* AIM
Reproduce the material below line by line, beginning with its first line and ending with the line that contains "of EAC (per"; leave out pictures.

* PROVIDED DATA
****************************************

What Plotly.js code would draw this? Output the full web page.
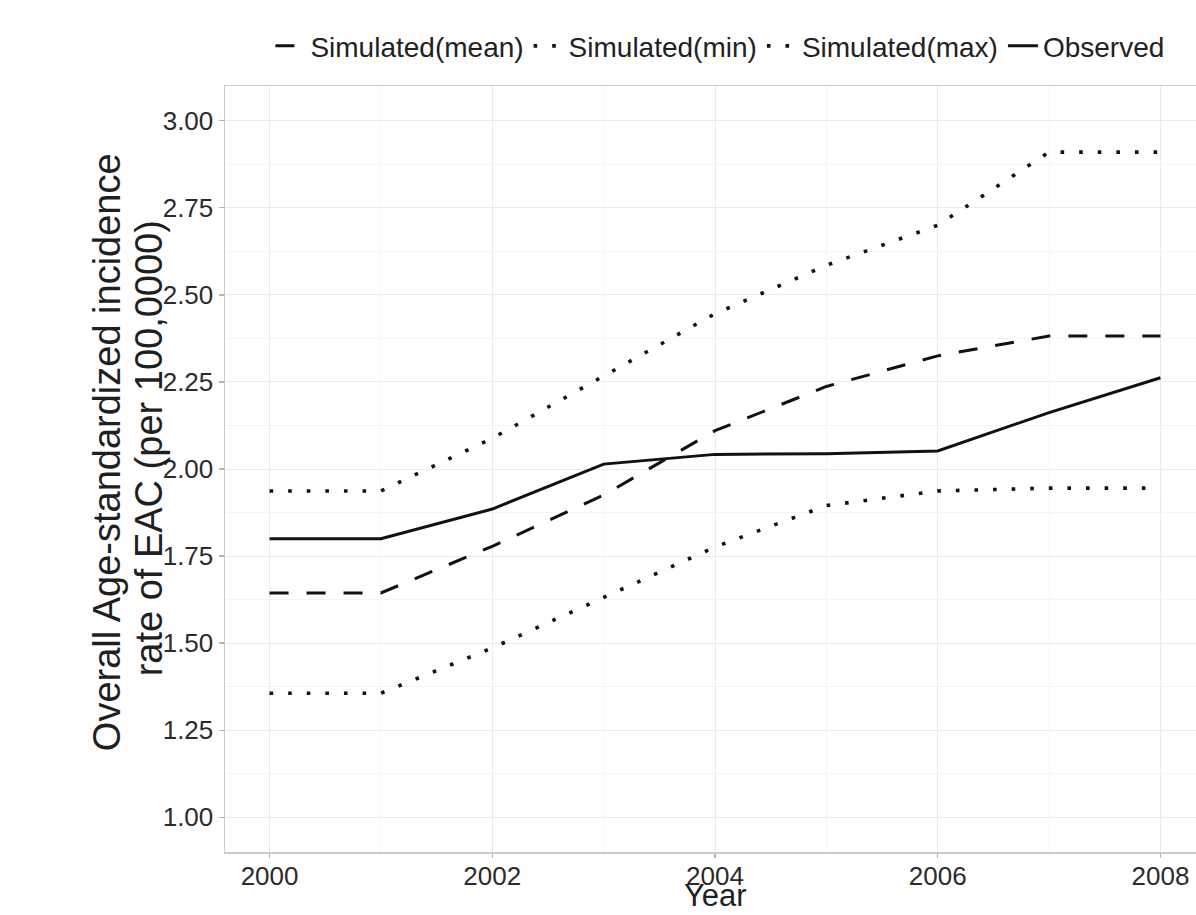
<!DOCTYPE html>
<html>
<head>
<meta charset="utf-8">
<script src="https://cdn.plot.ly/plotly-3.0.1.min.js"></script>
<style>
html, body { margin: 0; padding: 0; overflow: hidden; background: #fff; }
#chart { width: 1210px; height: 915px; }
</style>
</head>
<body>
<div id="chart"></div>
<script>
const years = [2000, 2001, 2002, 2003, 2004, 2005, 2006, 2007, 2008];
const simMean = [1.644, 1.644, 1.778, 1.925, 2.11, 2.237, 2.325, 2.382, 2.382];
const simMin  = [1.356, 1.356, 1.486, 1.63, 1.776, 1.895, 1.937, 1.945, 1.945];
const simMax  = [1.937, 1.937, 2.088, 2.268, 2.446, 2.585, 2.70, 2.91, 2.91];
const observed = [1.80, 1.80, 1.885, 2.014, 2.042, 2.044, 2.052, 2.162, 2.262];
const seriesNames = ["Simulated(mean)", "Simulated(min)", "Simulated(max)", "Observed"];
const xTicks = [2000, 2002, 2004, 2006, 2008];
const yTicks = [1.00, 1.25, 1.50, 1.75, 2.00, 2.25, 2.50, 2.75, 3.00];
const xTitle = "Year";
const yTitleLines = ["Overall Age-standardized incidence", "rate of EAC (per 100,0000)"];

const ink = "#111111";
const traces = [
  {x: years, y: simMean, name: seriesNames[0], mode: "lines", line: {color: ink, width: 3, dash: "19px,18px"}},
  {x: years, y: simMin, name: seriesNames[1], mode: "lines", line: {color: ink, width: 3.6, dash: "3.6px,15px"}},
  {x: years, y: simMax, name: seriesNames[2], mode: "lines", line: {color: ink, width: 3.6, dash: "3.6px,15px"}},
  {x: years, y: observed, name: seriesNames[3], mode: "lines", line: {color: ink, width: 3}}
];

const titleFont = {size: 38, color: "#1f1f1f"};
const layout = {
  width: 1210, height: 915,
  margin: {l: 225, r: 5, t: 86, b: 63, pad: 0},
  paper_bgcolor: "#ffffff",
  plot_bgcolor: "#ffffff",
  font: {family: "Liberation Sans, Arial, sans-serif", color: "#2b2b2b"},
  showlegend: true,
  legend: {
    orientation: "h", x: 0.505, xanchor: "center", y: 1.052, yanchor: "middle",
    font: {size: 28, color: "#222222"}, itemwidth: 30, tracegroupgap: 0,
    bgcolor: "rgba(0,0,0,0)"
  },
  xaxis: {
    range: [1999.6, 2008.4],
    tickvals: xTicks, ticktext: xTicks.map(String),
    ticks: "outside", ticklen: 4, tickwidth: 1.2, tickcolor: "#b3b3b3",
    ticklabelstandoff: -4,
    tickfont: {size: 26, color: "#2b2b2b"},
    showgrid: true, gridcolor: "#ebebeb", gridwidth: 1,
    minor: {dtick: 1, tick0: 2001, showgrid: true, gridcolor: "#f5f5f5", gridwidth: 1, ticks: ""},
    showline: true, linecolor: "#cccccc", linewidth: 1.5, mirror: true,
    zeroline: false
  },
  yaxis: {
    range: [0.9, 3.1],
    tickvals: yTicks, ticktext: yTicks.map(v => v.toFixed(2)),
    ticks: "outside", ticklen: 5, tickwidth: 1.2, tickcolor: "#b3b3b3",
    tickfont: {size: 26, color: "#2b2b2b"},
    showgrid: true, gridcolor: "#ebebeb", gridwidth: 1,
    minor: {dtick: 0.125, tick0: 1.125, showgrid: true, gridcolor: "#f5f5f5", gridwidth: 1, ticks: ""},
    showline: true, linecolor: "#cccccc", linewidth: 1.5, mirror: true,
    zeroline: false
  },
  annotations: [
    {text: xTitle, xref: "paper", yref: "paper", x: 0.5, y: -0.0822, xanchor: "center", yanchor: "bottom",
     showarrow: false, font: {size: 31, color: "#1f1f1f"}},
    {text: yTitleLines[0], xref: "paper", yref: "paper", x: -0.1204, y: 0.522, xanchor: "center", yanchor: "middle",
     textangle: -90, showarrow: false, font: titleFont},
    {text: yTitleLines[1], xref: "paper", yref: "paper", x: -0.0775, y: 0.527, xanchor: "center", yanchor: "middle",
     textangle: -90, showarrow: false, font: titleFont}
  ]
};

Plotly.newPlot("chart", traces, layout, {displayModeBar: false, staticPlot: true});
</script>
</body>
</html>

****************************************

* OUTPUT OF THE TASK
What Plotly.js code would draw this? Output the full web page.
<!DOCTYPE html>
<html>
<head>
<meta charset="utf-8">
<script src="https://cdn.plot.ly/plotly-3.0.1.min.js"></script>
<style>
html, body { margin: 0; padding: 0; overflow: hidden; background: #fff; }
#chart { width: 1210px; height: 915px; }
</style>
</head>
<body>
<div id="chart"></div>
<script>
const years = [2000, 2001, 2002, 2003, 2004, 2005, 2006, 2007, 2008];
const simMean = [1.644, 1.644, 1.778, 1.925, 2.11, 2.237, 2.325, 2.382, 2.382];
const simMin  = [1.356, 1.356, 1.486, 1.63, 1.776, 1.895, 1.937, 1.945, 1.945];
const simMax  = [1.937, 1.937, 2.088, 2.268, 2.446, 2.585, 2.70, 2.91, 2.91];
const observed = [1.80, 1.80, 1.885, 2.014, 2.042, 2.044, 2.052, 2.162, 2.262];
const seriesNames = ["Simulated(mean)", "Simulated(min)", "Simulated(max)", "Observed"];
const xTicks = [2000, 2002, 2004, 2006, 2008];
const yTicks = [1.00, 1.25, 1.50, 1.75, 2.00, 2.25, 2.50, 2.75, 3.00];
const xTitle = "Year";
const yTitleLines = ["Overall Age-standardized incidence", "rate of EAC (per 100,0000)"];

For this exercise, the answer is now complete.